The first row shows the results obtained from the uniformly sampled
data, while the second row shows the demonstrations collected by
solving a set of path planning problems using the RRT algorithm.
Finally, the third row shows the "critical states" extracted from
the problems. In this case, the "critical states" were defined
a the middle states of the paths.
As we can see from the results above the flow model is able
to estimate accurately the provided data and generate new
samples accordingly. But we can notice that the models trained
using data from demonstrations and critical states tend to
generate samples that do not adequately cover the entire state
space. Consequently, if the target state lies outside the scope
of the demonstrations, it becomes unlikely that the algorithm
will explore these regions.
To address this in practice, we use a mixture of the flow
based sampler and the uniform sampler. Specifically, in each
iteration we sample the new state from the flow sampler with
probability $λ$ and from the uniform sampler with probability
$1 − λ$. This approach ensures that we sample states from the
entirety of the state space while also maintaining a clustering
of states in regions covered by the training data.
Finally, another practical factor to take into account is that
sampling from the flow model is significantly more computationally
expensive compared to sampling from a uniform distribution.
To mitigate this, we can use a batch sampling approach, where we
sample a batch of N states, process them, and if the target is
not found, we proceed to sample a new batch.
To evaluate the different sampling strategies we applied them on
$10$ random problems. Each problem was solved $10$ times with
different seeds. The figures below show the total execution time
to solve each problem and the number of iterations in a box plot
format. The box in the plot represents the interquartile range,
meaning the range from the first quartile to the third quartile.
The orange line in the middle shows the median of the values.
The median among all problems is shown with the red line.
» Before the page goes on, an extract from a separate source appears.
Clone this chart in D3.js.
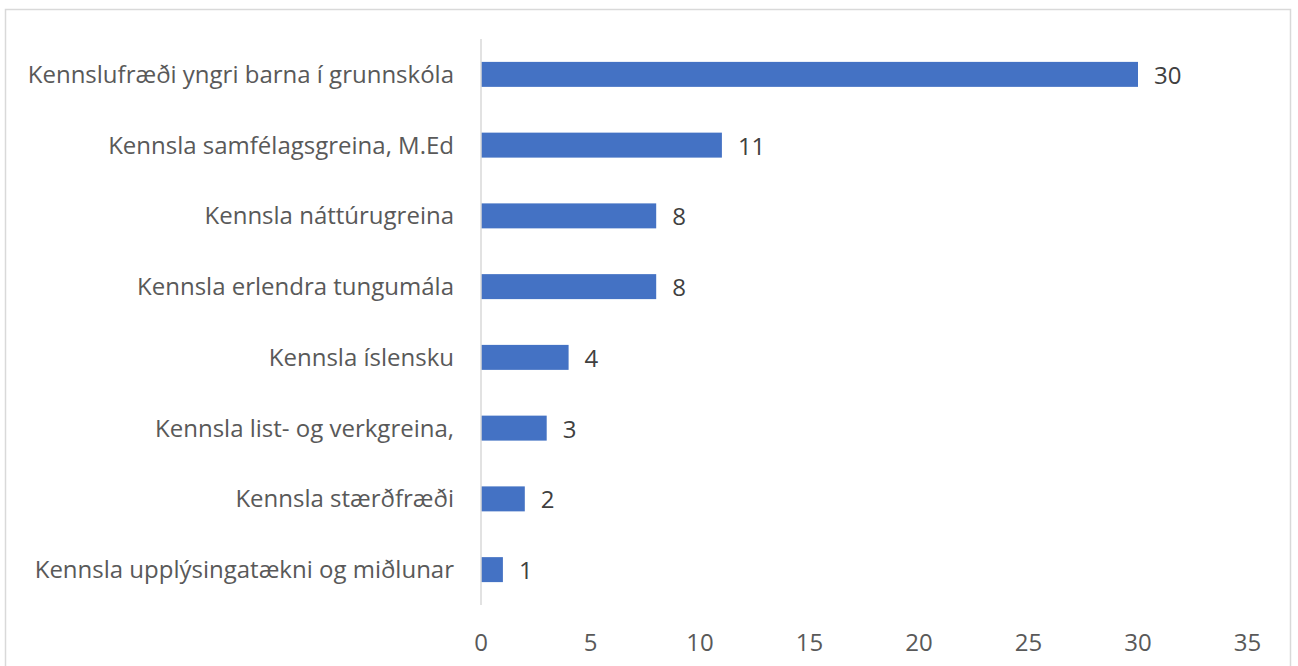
<!DOCTYPE html>
<meta charset="utf-8">
<style>
body { margin: 0; background: #fff; }
svg text { font-family: "Open Sans", sans-serif; }
</style>
<svg id="chart" width="1298" height="666"></svg>
<script src="https://cdn.jsdelivr.net/npm/d3@7"></script>
<script>

var categories = [
  "Kennslufræði yngri barna í grunnskóla",
  "Kennsla samfélagsgreina, M.Ed",
  "Kennsla náttúrugreina",
  "Kennsla erlendra tungumála",
  "Kennsla íslensku",
  "Kennsla list- og verkgreina,",
  "Kennsla stærðfræði",
  "Kennsla upplýsingatækni og miðlunar"
];
var values = [30, 11, 8, 8, 4, 3, 2, 1];
var ticks = [0, 5, 10, 15, 20, 25, 30, 35];

var svg = d3.select("#chart");

// chart frame
svg.append("rect")
    .attr("x", 5.5).attr("y", 9.5)
    .attr("width", 1285).attr("height", 680)
    .attr("fill", "#fff")
    .attr("stroke", "#d9d9d9")
    .attr("stroke-width", 1.5);

var x = d3.scaleLinear()
    .domain([0, 35])
    .range([481, 1247.5]);

var y = d3.scaleBand()
    .domain(categories)
    .range([39, 605])
    .paddingInner(0.647)
    .paddingOuter(0.3235);

svg.selectAll(".bar")
    .data(values)
  .enter().append("rect")
    .attr("class", "bar")
    .attr("x", x(0))
    .attr("y", function(d, i) { return y(categories[i]); })
    .attr("width", function(d) { return x(d) - x(0); })
    .attr("height", y.bandwidth())
    .attr("fill", "#4472c4");

// vertical axis line
svg.append("line")
    .attr("x1", x(0)).attr("x2", x(0))
    .attr("y1", 39).attr("y2", 605)
    .attr("stroke", "#d9d9d9")
    .attr("stroke-width", 1.5);

// category labels
svg.selectAll(".cat")
    .data(categories)
  .enter().append("text")
    .attr("class", "cat")
    .attr("x", 454)
    .attr("y", function(d) { return y(d) + y.bandwidth() / 2; })
    .attr("dy", "0.35em")
    .attr("text-anchor", "end")
    .attr("font-size", 24)
    .attr("fill", "#595959")
    .text(function(d) { return d; });

// value labels
svg.selectAll(".val")
    .data(values)
  .enter().append("text")
    .attr("class", "val")
    .attr("x", function(d) { return x(d) + 16; })
    .attr("y", function(d, i) { return y(categories[i]) + y.bandwidth() / 2 + 1; })
    .attr("dy", "0.35em")
    .attr("font-size", 24)
    .attr("fill", "#404040")
    .text(function(d) { return d; });

// x tick labels
svg.selectAll(".tick")
    .data(ticks)
  .enter().append("text")
    .attr("class", "tick")
    .attr("x", function(d) { return x(d); })
    .attr("y", 643)
    .attr("dy", "0.35em")
    .attr("text-anchor", "middle")
    .attr("font-size", 24)
    .attr("fill", "#595959")
    .text(function(d) { return d; });

</script>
From the results we get that the RRT with the uniform sampler is
slower, in the median case, compared to the RRT with the flow
sampler trained on uniformly sampled states. The RRT with the
flow sampler trained on demonstrations and critical states further
improve the median running time for all environments. The same
pattern can be seen in the number of iterations that are needed
for each problem, where the flow samplers trained on demonstrations
and critical states need less samples compared to the flow
sampler trained on uniformly sampled states and the uniform
sampler. These results suggest that learning-based samplers
can potentially improve the execution times of sampling-based
motion planning algorithms.
We saw an alternative to the traditional uniform sampler used in sampling-based motion planning algorithms. This learning-based sampler, uses normalizing flow neural networks to estimate new distributions that can be used to sample from. This distribution encodes information about the environment such as the position of obstacles, already seen paths, and critical states. We saw that by using this distribution to sample states we can improve the execution time of the planning algorithm and the number of samples needed. On the other hand, this type of sampler cannot be used in dynamic environments, for example where there might be people moving around. An interesting future research direction would be to design conditional samplers that can take the position of the obstacle as input.